For the first time, Apple is allowing customers to run multiple copies of an Apple operating system in virtual machines. Apple's software license agreement for Mac OS X Server 10.5 (Leopard Server) allows users to run multiple copies on one Mac, provided that they pay for each copy.
The agreement states "You may also install and use other copies of Mac OS X Server Software on the same Apple-labeled computer," as long as you have a license for each co090607apy.
Apple is not extending the same permission to the Leopard workstation, however. That software license agreement lacks the sentence about installing and using other copies on one Mac.
Until now, Apple customers were missing out on the growing trend of server virtualization, which can cut down on the number of hardware servers required, save energy, and consolidate management and configuration tasks. Runnign servers is virtual machines is also useful for testing.

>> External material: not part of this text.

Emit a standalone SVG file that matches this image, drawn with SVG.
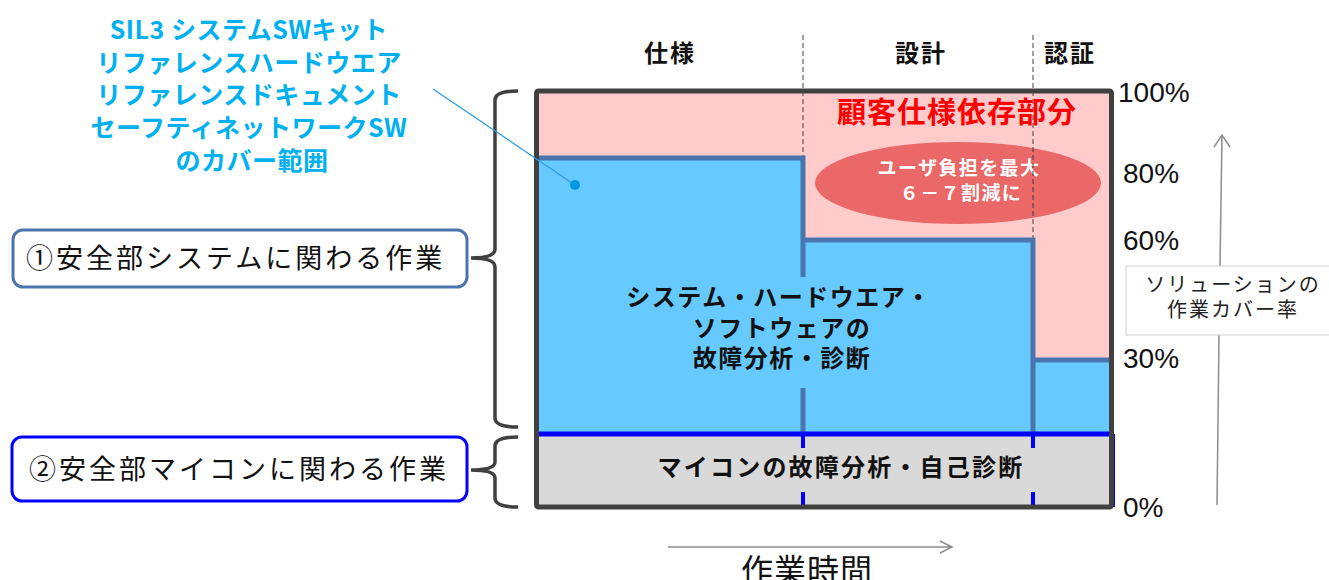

The Leopard Server license agreement also does not, however, permit users run Leopard Server on non-Apple hardware, which means that customers won't be able to run it using one of several hypervisors now available. (A hypervisor is a small bit of software that allocates hardware resources dynamically to multiple virtual machines.)
One could run multiple copies of Leopard Server using Parallels Desktop and VMware Fusion. The two companies have said in the past that it would not be technically difficult to enable their software to run Mac OS X, but they have not done so because of Apple's prohibition.
At VMworld in San Francisco this past September a company called Moka5 demonstrated Mac OS X running in a virtual machine on a Windows XP PC last September at VMworld in San Francisco. The company's Moka5 Engine is software that creates virtual machines and deploys them on multiple PCs over a network. Apple's software licensing agreements forbid deploying Leopard Server and workstation in this way.